What the German battleship was up to, Admiral Tovey could easily guess. It would be gunning for British shipping in the Atlantic. At that moment ten precious convoys were at sea. An eleventh convoy was scheduled to sail the next day for the Middle East. This was the most precious of all.
It had 20,000 British troops aboard. Not one of these convoys had sufficient naval protection to stand up to the mighty
Bismarck
.

What did the British navy have in fighting ships to match the
Bismarck
? And, more important to Sir John, what did they have to catch and sink her?

No single capital ship in the British fleet could match the
Bismarck
with the possible exception of the 42,000-ton battle cruiser
Hood
, the largest vessel in the British navy and its great pride. But the
Hood
, like all battle cruisers, had sacrificed armor protection for speed.

Admiral Tovey knew that he was superior in numbers. He had in his Home Fleet at Scapa Flow two new 35,000-ton battleships,
King George V
, his flagship, and her sister ship,
Prince of Wales
. He also had the
Hood
. A brand-new aircraft carrier,
Victorious
, was at Scapa taking on planes. But she was due to sail the next day with the battle cruiser
Repulse
to escort the convoy of 20,000 troops for Egypt, Did he dare detach these two big ships from the convoy and risk losing 20,000 soldiers at sea? It was an agonizing question. But there were others.

First, was it really the
Bismarck
that a British spy in Sweden had seen putting out to sea? And second, where was she now, twenty-four hours after being sighted off the Swedish shore? He had to find answers to these questions at once.

Two Spitfire reconnaissance planes were sent out shortly before noon on May 21 to comb the Norwegian ports and fiords. One of them sighted two German warships in Grimstad Fiord just south of Bergen and dived in to take photographs.

The pilot thought the ships were cruisers. But when his photographs were developed and scanned by expert naval eyes back in Britain, they revealed that one of the ships was undoubtedly the
Bismarck
. The other was a heavy cruiser of the
Hipper
class, though which one the British did not know.

So the mighty
Bismarck
was found!

At once orders were given to the Coastal Command to send over bombers that night to try to hit the German battleship while she lay at anchor. In the first daylight of the morrow, other planes would attack with torpedoes.

Then the weather, which was to play a commanding role in the ensuing drama, intervened. It
grew worse and worse. Low clouds and fog brought the visibility down nearly to zero. The British sent out their bombers, but they could not find the target. Perhaps it was no longer there. Perhaps the
Bismarck
and her cruiser escort had already put out for the Atlantic.
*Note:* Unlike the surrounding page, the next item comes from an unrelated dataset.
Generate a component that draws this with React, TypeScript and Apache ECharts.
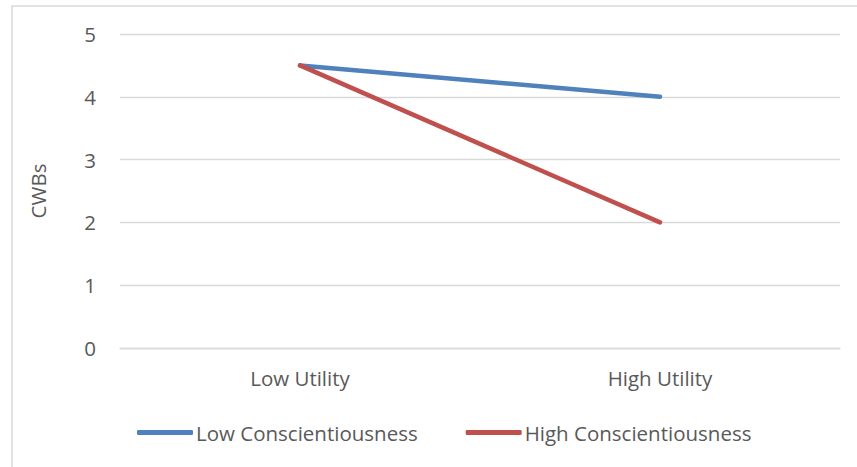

On the chance that they might have, Admiral Tovey moved that night to intercept them. At midnight he dispatched a battle squadron from Scapa Flow under Vice-Admiral Lancelot Holland. This consisted of Holland’s flagship, the
Hood
, the brand-new battleship
Prince of Wales
and six destroyers. The
Prince of Wales
was in fact so new that several parties of civilian mechanics were still working on her. They put out to sea with the ship, continuing their labors, especially on the big 14-inch gun turrets. These were not working very well. The squadron steered a course for Iceland, where it was to cover the Atlantic exits north and south of the island.

There were, in fact, four passages through which the Germans might break out into the North Atlantic. One was the Fair Island channel, sixty miles wide, between the Shetland and Orkney islands.